Vayala is a village located in the Meenachil (Pala) Taluk of Kottayam district, Kerala, India.  It is approximately 5 kilometers from the village Kuravilangad, about 11 kilometers from Pala municipality town and about 24 kilometers away from district capital Kottayam.

History 
It is believed that the name Vayala is derived from the Malayalam word vayal meaning "paddy field".

Transportation network 

Vayala is connected with the district headquarters Kottayam and other major cities. Public transport in the town is largely dependent on buses, run by private operators.

Schools
 Govt:V H S S Vayala

Churches & temples 

Vayala is located 10 km from Ettumanoor town and 6 km from Kuravilangdu Town.
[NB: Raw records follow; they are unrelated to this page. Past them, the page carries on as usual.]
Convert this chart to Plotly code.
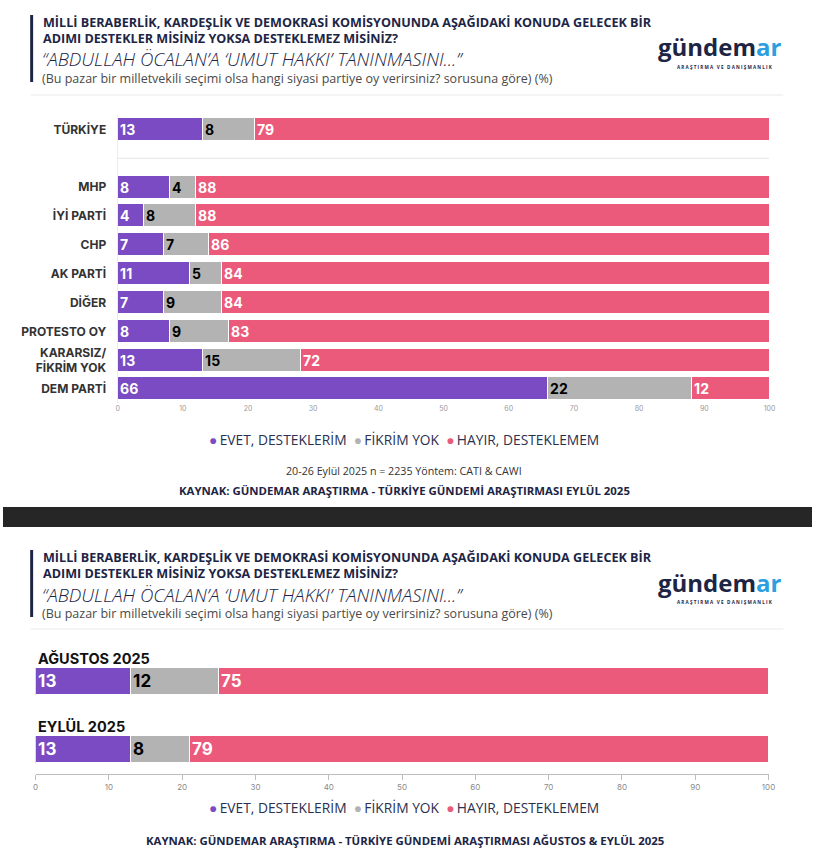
import plotly.graph_objects as go

W, H = 819, 851

# ---------------- data ----------------
parties = ["TÜRKİYE", "MHP", "İYİ PARTİ", "CHP", "AK PARTİ", "DİĞER",
           "PROTESTO OY", "KARARSIZ/<br>FİKRİM YOK", "DEM PARTİ"]
evet = [13, 8, 4, 7, 11, 7, 8, 13, 66]
fikrim = [8, 4, 8, 7, 5, 9, 9, 15, 22]
hayir = [79, 88, 88, 86, 84, 84, 83, 72, 12]

periods = ["AĞUSTOS 2025", "EYLÜL 2025"]
evet2 = [13, 13]
fikrim2 = [12, 8]
hayir2 = [75, 79]

series_names = ["EVET, DESTEKLERİM", "FİKRİM YOK", "HAYIR, DESTEKLEMEM"]
x_ticks = [0, 10, 20, 30, 40, 50, 60, 70, 80, 90, 100]

title_lines = ["MİLLİ BERABERLİK, KARDEŞLİK VE DEMOKRASİ KOMİSYONUNDA AŞAĞIDAKİ KONUDA GELECEK BİR",
               "ADIMI DESTEKLER MİSİNİZ YOKSA DESTEKLEMEZ MİSİNİZ?"]
quote = "“ABDULLAH ÖCALAN’A ‘UMUT HAKKI’ TANINMASINI...”"
subtitle = "(Bu pazar bir milletvekili seçimi olsa hangi siyasi partiye oy verirsiniz? sorusuna göre) (%)"
method = "20-26 Eylül 2025 n = 2235 Yöntem: CATI & CAWI"
source1 = "KAYNAK: GÜNDEMAR ARAŞTIRMA - TÜRKİYE GÜNDEMİ ARAŞTIRMASI EYLÜL 2025"
source2 = "KAYNAK: GÜNDEMAR ARAŞTIRMA - TÜRKİYE GÜNDEMİ ARAŞTIRMASI AĞUSTOS & EYLÜL 2025"

# ---------------- style ----------------
PURPLE = "#7a4bc3"
GRAY = "#b3b3b3"
PINK = "#ec5a7b"
NAVY = "#1d2545"
BLUE = "#2d9fe0"
colors = [PURPLE, GRAY, PINK]
text_colors = ["white", "black", "white"]


def X(px):
    return px / W


def Y(py):
    return 1 - py / H


# slot positions: an empty slot after the first row
ypos = [0] + [i + 1 for i in range(1, len(parties))]

fig = go.Figure()

for vals, name, col, tcol in zip([evet, fikrim, hayir], series_names, colors, text_colors):
    fig.add_trace(go.Bar(
        y=ypos, x=vals, orientation="h", name=name,
        marker=dict(color=col, line=dict(color="white", width=1)),
        width=0.8, text=vals, textposition="inside", insidetextanchor="start",
        textfont=dict(color=tcol, size=14, family="Inter", weight=700),
        xaxis="x", yaxis="y", showlegend=False, hoverinfo="skip",
    ))

for vals, name, col, tcol in zip([evet2, fikrim2, hayir2], series_names, colors, text_colors):
    fig.add_trace(go.Bar(
        y=list(range(len(periods))), x=vals, orientation="h", name=name,
        marker=dict(color=col, line=dict(color="white", width=1)),
        width=0.4, text=vals, textposition="inside", insidetextanchor="start",
        textfont=dict(color=tcol, size=17, family="Inter", weight=700),
        xaxis="x2", yaxis="y2", showlegend=False, hoverinfo="skip",
    ))

# top panel geometry
top_y0, top_y1 = 129.5, 389.0
step = (top_y1 - top_y0) / 9

fig.update_layout(
    width=W, height=H, autosize=False,
    margin=dict(l=0, r=0, t=0, b=0),
    paper_bgcolor="white", plot_bgcolor="white",
    barmode="stack", bargap=0,
    uniformtext=dict(minsize=14, mode="show"),
    xaxis=dict(domain=[X(116), X(776)], range=[0, 100], anchor="y",
               tickvals=x_ticks, showgrid=False, zeroline=False, showline=False,
               tickfont=dict(size=7, color="#9a9a9a", family="Inter"), ticks="",
               fixedrange=True),
    yaxis=dict(domain=[Y(top_y1 + step / 2), Y(top_y0 - step / 2)],
               range=[9.5, -0.5], anchor="x",
               tickvals=ypos, ticktext=parties, ticklabelstandoff=8,
               tickfont=dict(size=12, color="#333333", family="Inter", weight=700),
               showgrid=False, zeroline=False, showline=True,
               linecolor="#ececec", linewidth=1, ticks=""),
    xaxis2=dict(domain=[X(33), X(775)], range=[0, 100], anchor="y2",
                tickvals=x_ticks, showgrid=False, zeroline=False,
                showline=True, linecolor="#bdbdbd", linewidth=1,
                ticks="outside", ticklen=5, tickcolor="#bdbdbd",
                tickfont=dict(size=8, color="#8a8a8a", family="Inter")),
    yaxis2=dict(domain=[Y(774), Y(640)],
                range=[1 + (774 - 749.5) / 68, 0 - (681.5 - 640) / 68], anchor="x2",
                showticklabels=False, showgrid=False, zeroline=False, showline=False, ticks=""),
    font=dict(family="Open Sans"),
)

shapes = []
annotations = []

# separator in top chart (empty slot)
shapes.append(dict(type="line", xref="x", yref="y", x0=0, x1=100, y0=1, y1=1,
                   line=dict(color="#e6e6e6", width=1)))

# dark band between panels
shapes.append(dict(type="rect", xref="paper", yref="paper", x0=0, x1=1,
                   y0=Y(527), y1=Y(507), fillcolor="#262626", line=dict(width=0), layer="above"))


def header(offset, sep_y):
    shapes.append(dict(type="rect", xref="paper", yref="paper",
                       x0=X(27.5), x1=X(30.5), y0=Y(offset + 82), y1=Y(offset + 15),
                       fillcolor=NAVY, line=dict(width=0)))
    shapes.append(dict(type="line", xref="paper", yref="paper",
                       x0=X(28), x1=X(790), y0=Y(sep_y), y1=Y(sep_y),
                       line=dict(color="#e8eaee", width=1)))
    annotations.append(dict(text="<br>".join(title_lines), x=X(38), y=Y(offset + 30.5),
                            xref="paper", yref="paper", align="left",
                            xanchor="left", yanchor="middle", showarrow=False,
                            font=dict(size=12.6, color=NAVY, family="Open Sans", weight=700)))
    annotations.append(dict(text="<i>" + quote + "</i>", x=X(37), y=Y(offset + 59), xref="paper", yref="paper",
                            xanchor="left", yanchor="middle", showarrow=False,
                            font=dict(size=18.6, color=NAVY, family="Open Sans", weight=300)))
    annotations.append(dict(text=subtitle, x=X(37), y=Y(offset + 78.5), xref="paper", yref="paper",
                            xanchor="left", yanchor="middle", showarrow=False,
                            font=dict(size=12.5, color="#4a4a4a", family="Open Sans")))
    annotations.append(dict(text="gündem<span style='color:%s'>ar</span>" % BLUE,
                            x=X(726), y=Y(offset + 47), xref="paper", yref="paper",
                            xanchor="center", yanchor="middle", showarrow=False,
                            font=dict(size=24, color=NAVY, family="Open Sans", weight=700)))
    annotations.append(dict(text="A R A Ş T I R M A   V E   D A N I Ş M A N L I K",
                            x=X(731), y=Y(offset + 67), xref="paper", yref="paper",
                            xanchor="center", yanchor="middle", showarrow=False,
                            font=dict(size=4.6, color=NAVY, family="Open Sans", weight=700)))


header(0, 95)
header(535, 629)

# bottom panel period labels
for i, p in enumerate(periods):
    annotations.append(dict(text=p, x=0, y=i - 0.35, xref="x2", yref="y2",
                            xanchor="left", yanchor="middle", showarrow=False,
                            font=dict(size=14.5, color="#111111", family="Inter", weight=700)))

legend_text = "&nbsp;&nbsp;".join(
    "<span style='color:%s'>●</span>&#8201;%s" % (c, n) for c, n in zip(colors, series_names))
for ly in (440, 807):
    annotations.append(dict(text=legend_text, x=X(406), y=Y(ly), xref="paper", yref="paper",
                            xanchor="center", yanchor="middle", showarrow=False,
                            font=dict(size=13.8, color="#2b3050", family="Open Sans", weight=500)))

annotations.append(dict(text=method, x=X(406), y=Y(471), xref="paper", yref="paper",
                        xanchor="center", yanchor="middle", showarrow=False,
                        font=dict(size=10.7, color="#333333", family="Open Sans")))
annotations.append(dict(text=source1, x=X(406), y=Y(490), xref="paper", yref="paper",
                        xanchor="center", yanchor="middle", showarrow=False,
                        font=dict(size=11.4, color=NAVY, family="Open Sans", weight=700)))
annotations.append(dict(text=source2, x=X(407), y=Y(840), xref="paper", yref="paper",
                        xanchor="center", yanchor="middle", showarrow=False,
                        font=dict(size=11.4, color=NAVY, family="Open Sans", weight=700)))

fig.update_layout(shapes=shapes, annotations=annotations)

fig.write_html(
    "out.html",
    config={"displayModeBar": False, "responsive": False},
    post_script=("document.documentElement.style.overflow='hidden';"
                 "document.body.style.margin='0';document.body.style.padding='0';"
                 "document.body.style.overflow='hidden';"),
)
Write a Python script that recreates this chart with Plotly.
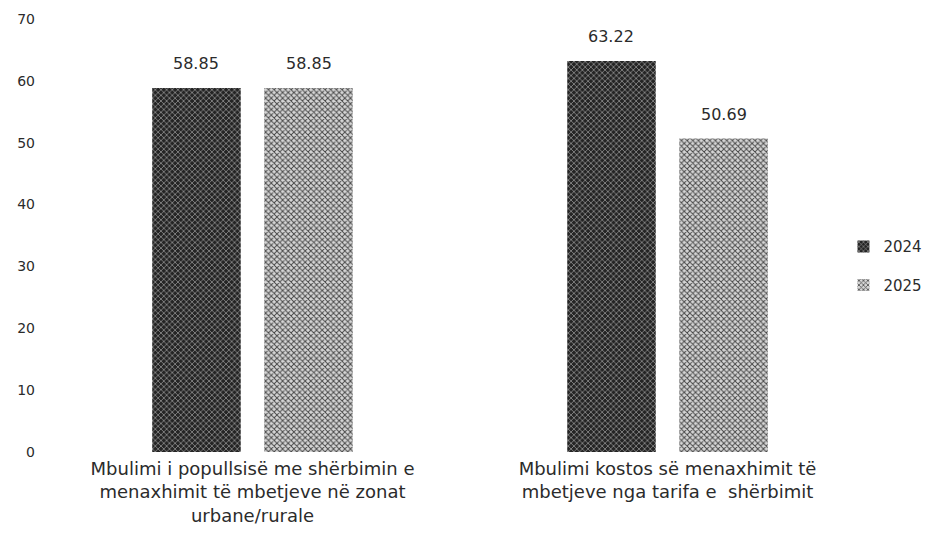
import plotly.graph_objects as go

categories = [
    "Mbulimi i popullsisë me shërbimin e<br>menaxhimit të mbetjeve në zonat<br>urbane/rurale",
    "Mbulimi kostos së menaxhimit të<br>mbetjeve nga tarifa e  shërbimit",
]
series_names = ["2024", "2025"]
values_2024 = [58.85, 63.22]
values_2025 = [58.85, 50.69]
y_ticks = [0, 10, 20, 30, 40, 50, 60, 70]

font_family = "'DejaVu Sans', sans-serif"
text_color = "#2b2b2b"

W, H = 947, 547
ML, MR, MT, MB = 37, 80, 11, 103
BARGAP, BARGROUPGAP = 0.46, 0.21

fig = go.Figure()
fig.add_trace(go.Bar(
    name=series_names[0], x=categories, y=values_2024, legendgroup="a",
    marker=dict(color="#333333", line=dict(width=0),
                pattern=dict(shape="x", fgcolor="#a8a8a8", bgcolor="#242424",
                             size=4, solidity=0.3, fillmode="replace")),
))
fig.add_trace(go.Bar(
    name=series_names[1], x=categories, y=values_2025, legendgroup="b",
    marker=dict(color="#c0c0c0", line=dict(width=0),
                pattern=dict(shape="x", fgcolor="#464646", bgcolor="#d6d6d6",
                             size=4, solidity=0.42, fillmode="replace")),
))

# value labels, placed above each bar
plot_w = W - ML - MR
slot = plot_w / len(categories) * (1 - BARGAP) / 2
for k, vals in enumerate([values_2024, values_2025]):
    off = (k - 0.5) * slot
    for cat, v in zip(categories, vals):
        fig.add_annotation(x=cat, y=v, xref="x", yref="y", text=f"{v:.2f}",
                           showarrow=False, xshift=off, yshift=24,
                           yanchor="middle",
                           font=dict(size=16, color=text_color, family=font_family))

fig.update_layout(
    width=W, height=H,
    margin=dict(l=ML, r=MR, t=MT, b=MB),
    paper_bgcolor="white", plot_bgcolor="white",
    barmode="group", bargap=BARGAP, bargroupgap=BARGROUPGAP,
    font=dict(family=font_family, size=15, color=text_color),
    showlegend=True,
    legend=dict(x=0.962, y=0.43, xanchor="left", yanchor="middle",
                font=dict(size=15, color=text_color, family=font_family),
                itemwidth=30, tracegroupgap=16, bgcolor="rgba(0,0,0,0)"),
    xaxis=dict(showline=False, showgrid=False, ticks="", automargin=False,
               ticklabelstandoff=4,
               tickfont=dict(size=18, color=text_color, family=font_family)),
    yaxis=dict(range=[0, 70], tickvals=y_ticks, showgrid=False, showline=False,
               zeroline=False, ticks="", ticklabelstandoff=9, automargin=False,
               tickfont=dict(size=14, color=text_color, family=font_family)),
)

fig.write_html("out.html")
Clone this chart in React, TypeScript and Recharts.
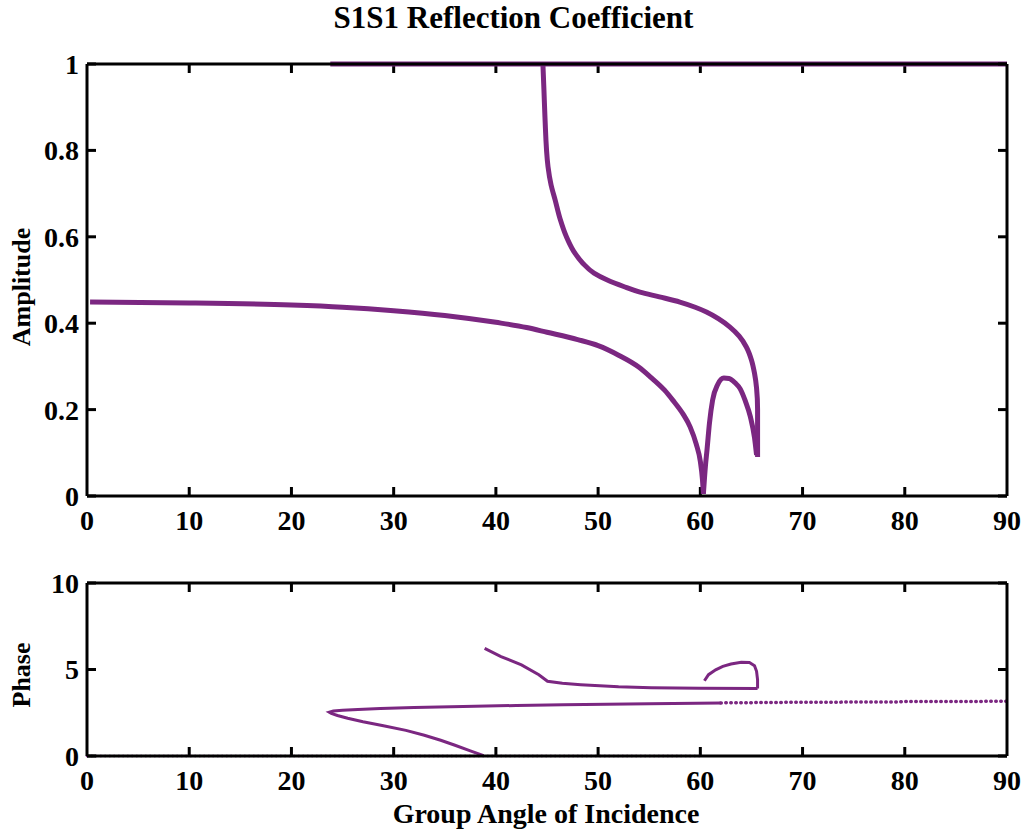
import { Line, LineChart, ReferenceLine, XAxis, YAxis } from "recharts";

// 反射係数 S1S1: 振幅と位相の分枝ごとの読み取り値 (x: 入射角[deg], y: 値)

const PURPLE = "#7b2781";
const FONT = "'Liberation Serif', 'Times New Roman', serif";

const angleTicks = [0, 10, 20, 30, 40, 50, 60, 70, 80, 90];
const ampTicks = [0, 0.2, 0.4, 0.6, 0.8, 1];
const phaseTicks = [0, 5, 10];

const ampLower = [
  { x: 0.3, y: 0.449 }, { x: 10, y: 0.447 }, { x: 20, y: 0.442 }, { x: 25, y: 0.437 },
  { x: 30, y: 0.429 }, { x: 35, y: 0.418 }, { x: 40, y: 0.402 }, { x: 43, y: 0.39 },
  { x: 45, y: 0.379 }, { x: 48, y: 0.362 }, { x: 50, y: 0.348 }, { x: 52, y: 0.326 },
  { x: 54, y: 0.298 }, { x: 55.1, y: 0.276 }, { x: 56.5, y: 0.245 }, { x: 57.3, y: 0.222 },
  { x: 58.3, y: 0.19 }, { x: 59, y: 0.16 }, { x: 59.6, y: 0.12 }, { x: 60, y: 0.08 },
  { x: 60.2, y: 0.04 }, { x: 60.3, y: 0.005 },
];

const ampLoop = [
  { x: 60.3, y: 0.005 }, { x: 60.5, y: 0.07 }, { x: 60.65, y: 0.106 }, { x: 60.9, y: 0.17 },
  { x: 61.2, y: 0.222 }, { x: 61.7, y: 0.258 }, { x: 62.3, y: 0.273 }, { x: 62.8, y: 0.272 },
  { x: 63.4, y: 0.262 }, { x: 63.9, y: 0.248 }, { x: 64.4, y: 0.22 }, { x: 64.9, y: 0.183 },
  { x: 65.3, y: 0.135 }, { x: 65.5, y: 0.095 },
];

const ampUpper = [
  { x: 44.6, y: 1 }, { x: 44.7, y: 0.94 }, { x: 44.8, y: 0.877 },
  { x: 45.1, y: 0.762 }, { x: 45.4, y: 0.72 }, { x: 45.8, y: 0.685 }, { x: 46.3, y: 0.64 },
  { x: 46.9, y: 0.6 }, { x: 47.6, y: 0.567 }, { x: 48.5, y: 0.539 }, { x: 49.6, y: 0.516 },
  { x: 50.9, y: 0.5 }, { x: 52.5, y: 0.485 }, { x: 54.1, y: 0.472 }, { x: 56, y: 0.461 },
  { x: 58, y: 0.449 }, { x: 59.5, y: 0.437 }, { x: 60.6, y: 0.426 }, { x: 61.8, y: 0.41 },
  { x: 62.9, y: 0.391 }, { x: 63.8, y: 0.37 }, { x: 64.5, y: 0.345 }, { x: 65, y: 0.315 },
  { x: 65.3, y: 0.284 }, { x: 65.5, y: 0.25 }, { x: 65.6, y: 0.2 }, { x: 65.6, y: 0.09 },
];

const ampTotal = [
  { x: 23.8, y: 1 }, { x: 90, y: 1 },
];

const phaseZero = [
  { x: 0, y: 0 }, { x: 60.3, y: 0 },
];

const phaseFold = [
  { x: 38.8, y: 0.02 }, { x: 37.5, y: 0.3 }, { x: 36, y: 0.62 }, { x: 34.6, y: 0.91 },
  { x: 33, y: 1.2 }, { x: 31.2, y: 1.48 }, { x: 29, y: 1.75 }, { x: 27, y: 1.98 },
  { x: 25.5, y: 2.18 }, { x: 24.5, y: 2.34 }, { x: 23.9, y: 2.46 }, { x: 23.7, y: 2.53 },
  { x: 24.1, y: 2.6 }, { x: 25, y: 2.64 }, { x: 26.5, y: 2.69 }, { x: 28.7, y: 2.74 },
  { x: 32, y: 2.8 }, { x: 36.8, y: 2.86 }, { x: 42, y: 2.92 }, { x: 46.6, y: 2.96 },
  { x: 55, y: 3.02 }, { x: 62, y: 3.07 },
];

const phaseFoldTail = [
  { x: 62, y: 3.07 }, { x: 70, y: 3.11 }, { x: 79, y: 3.12 }, { x: 80, y: 3.15 },
  { x: 90, y: 3.16 },
];

const phaseUpper = [
  { x: 38.9, y: 6.22 }, { x: 40.5, y: 5.75 }, { x: 42.5, y: 5.27 }, { x: 44.2, y: 4.7 },
  { x: 45.05, y: 4.32 }, { x: 46.5, y: 4.2 }, { x: 48.3, y: 4.12 }, { x: 52, y: 4.0 },
  { x: 55.2, y: 3.95 }, { x: 60, y: 3.92 }, { x: 65.6, y: 3.9 },
];

const phaseLoop = [
  { x: 60.4, y: 4.35 }, { x: 60.8, y: 4.7 }, { x: 61.5, y: 4.98 }, { x: 62.2, y: 5.18 },
  { x: 63, y: 5.32 }, { x: 64, y: 5.42 }, { x: 64.8, y: 5.4 }, { x: 65.3, y: 5.22 },
  { x: 65.5, y: 4.9 }, { x: 65.6, y: 4.4 }, { x: 65.6, y: 3.9 },
];

const tickStyle = { fill: "#000", fontSize: 28, fontWeight: "bold", fontFamily: FONT };
const axisLine = { stroke: "#000", strokeWidth: 3 };
const tickLine = { stroke: "#000", strokeWidth: 3 };
const noLabel = () => "";
const TICK_PX = 9;

// x軸ラベル (y は軸線の位置)
function BottomTick(props: any) {
  const { x, y, payload } = props;
  return (
    <text x={x} y={y + 34} textAnchor="middle" {...tickStyle}>
      {payload.value}
    </text>
  );
}

function axes(yTicks: number[], yDomain: [number, number]) {
  return [
    <XAxis
      key="xb"
      xAxisId={0}
      type="number"
      dataKey="x"
      domain={[0, 90]}
      ticks={angleTicks}
      interval={0}
      height={40}
      tick={<BottomTick />}
      tickSize={0}
      tickMargin={0}
      axisLine={axisLine}
      tickLine={false}
    />,
    <XAxis
      key="xt"
      xAxisId="top"
      orientation="top"
      type="number"
      dataKey="x"
      domain={[0, 90]}
      allowDataOverflow
      ticks={angleTicks}
      interval={0}
      height={10}
      tick={false}
      axisLine={axisLine}
      tickLine={false}
    />,
    <YAxis
      key="yl"
      yAxisId={0}
      type="number"
      domain={yDomain}
      ticks={yTicks}
      interval={0}
      width={87}
      tick={tickStyle}
      tickSize={-9}
      tickMargin={17}
      axisLine={axisLine}
      tickLine={tickLine}
    />,
    <YAxis
      key="yr"
      yAxisId="right"
      orientation="right"
      type="number"
      domain={yDomain}
      allowDataOverflow
      ticks={yTicks}
      interval={0}
      width={10}
      tickFormatter={noLabel}
      tickSize={-9}
      axisLine={axisLine}
      tickLine={tickLine}
    />,
  ];
}

// 上下の枠の内向き目盛り (目盛り値から引く短い線分)
function xFrameTicks(yDomain: [number, number], plotHeight: number) {
  const len = ((yDomain[1] - yDomain[0]) * TICK_PX) / plotHeight;
  return angleTicks
    .filter((t) => t > 0 && t < 90)
    .flatMap((t) => [
      <ReferenceLine
        key={`b${t}`}
        segment={[{ x: t, y: yDomain[0] }, { x: t, y: yDomain[0] + len }]}
        stroke="#000"
        strokeWidth={3}
      />,
      <ReferenceLine
        key={`t${t}`}
        segment={[{ x: t, y: yDomain[1] - len }, { x: t, y: yDomain[1] }]}
        stroke="#000"
        strokeWidth={3}
      />,
    ]);
}

function curve(
  name: string,
  data: { x: number; y: number }[],
  width: number,
  kind: "linear" | "monotoneX" | "monotoneY" = "linear",
  dash?: string,
) {
  return (
    <Line
      key={name}
      data={data}
      dataKey="y"
      type={kind}
      stroke={PURPLE}
      strokeWidth={width}
      strokeDasharray={dash}
      strokeLinecap={dash ? "round" : "butt"}
      dot={false}
      activeDot={false}
      isAnimationActive={false}
    />
  );
}

export default function App() {
  return (
    <div
      style={{
        position: "absolute",
        left: 0,
        top: 0,
        width: 1029,
        height: 834,
        background: "#fff",
        fontFamily: FONT,
        fontWeight: "bold",
        color: "#000",
      }}
    >
      <div style={{ position: "absolute", left: 0, top: 1, width: 1027, textAlign: "center", fontSize: 31, lineHeight: "34px" }}>
        S1S1 Reflection Coefficient
      </div>

      <div style={{ position: "absolute", left: 0, top: 0 }}>
        <LineChart width={1029} height={540} margin={{ top: 54, right: 12, bottom: 4, left: 0 }}>
          {axes(ampTicks, [0, 1])}
          {xFrameTicks([0, 1], 432)}
          {curve("ampLower", ampLower, 5, "monotoneX")}
          {curve("ampLoop", ampLoop, 5, "monotoneX")}
          {curve("ampUpper", ampUpper, 5, "monotoneY")}
          {curve("ampTotal", ampTotal, 5)}
        </LineChart>
      </div>

      <div style={{ position: "absolute", left: 0, top: 540 }}>
        <LineChart width={1029} height={294} margin={{ top: 33, right: 12, bottom: 38, left: 0 }}>
          {axes(phaseTicks, [0, 10])}
          {xFrameTicks([0, 10], 173)}
          {curve("phaseZero", phaseZero, 2.5, "linear", "0.5 4")}
          {curve("phaseFold", phaseFold, 3)}
          {curve("phaseFoldTail", phaseFoldTail, 3.5, "linear", "0.5 4.5")}
          {curve("phaseUpper", phaseUpper, 3)}
          {curve("phaseLoop", phaseLoop, 3)}
        </LineChart>
      </div>

      <div
        style={{
          position: "absolute",
          left: 22,
          top: 287,
          fontSize: 26,
          transform: "translate(-50%, -50%) rotate(-90deg)",
          whiteSpace: "nowrap",
        }}
      >
        Amplitude
      </div>
      <div
        style={{
          position: "absolute",
          left: 22,
          top: 675,
          fontSize: 26,
          transform: "translate(-50%, -50%) rotate(-90deg)",
          whiteSpace: "nowrap",
        }}
      >
        Phase
      </div>
      <div style={{ position: "absolute", left: 0, top: 798, width: 1092, textAlign: "center", fontSize: 28, lineHeight: "32px" }}>
        Group Angle of Incidence
      </div>
    </div>
  );
}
Vayala has four Hindu temples (Paruthurthikavu, Njaralappuzha Sree Dharma Sastha Temple, Thrikkayil Sree Subrahmanya Swami Temple, SNDP Balasubrahmaanya kshetram) and a Roman Catholic church Syrian church (St. George Church, Vayala), a Catholic Latin church (St. Marys Church, Vayala-Puthenangady), three Catholic Syrian chapels: St Joseph (Puthenangady, Vayala), St Xavier (Saviour Giri, Vayala), St Sebastian chapel (Thuruthimukku, Vayala), and a Sacred Heart Convent.

Hospitals 

Sacred Heart Catholic Nuns operated St. George Mount Hospital, is the only Allopathic Hospital Facility available with Vayala. Also Vayala has a Govt. Veterinary Hospital, Govt. Ayurvedic Hospital and two private operated Ayurvedic Hospitals (Vedasudha and Omsree).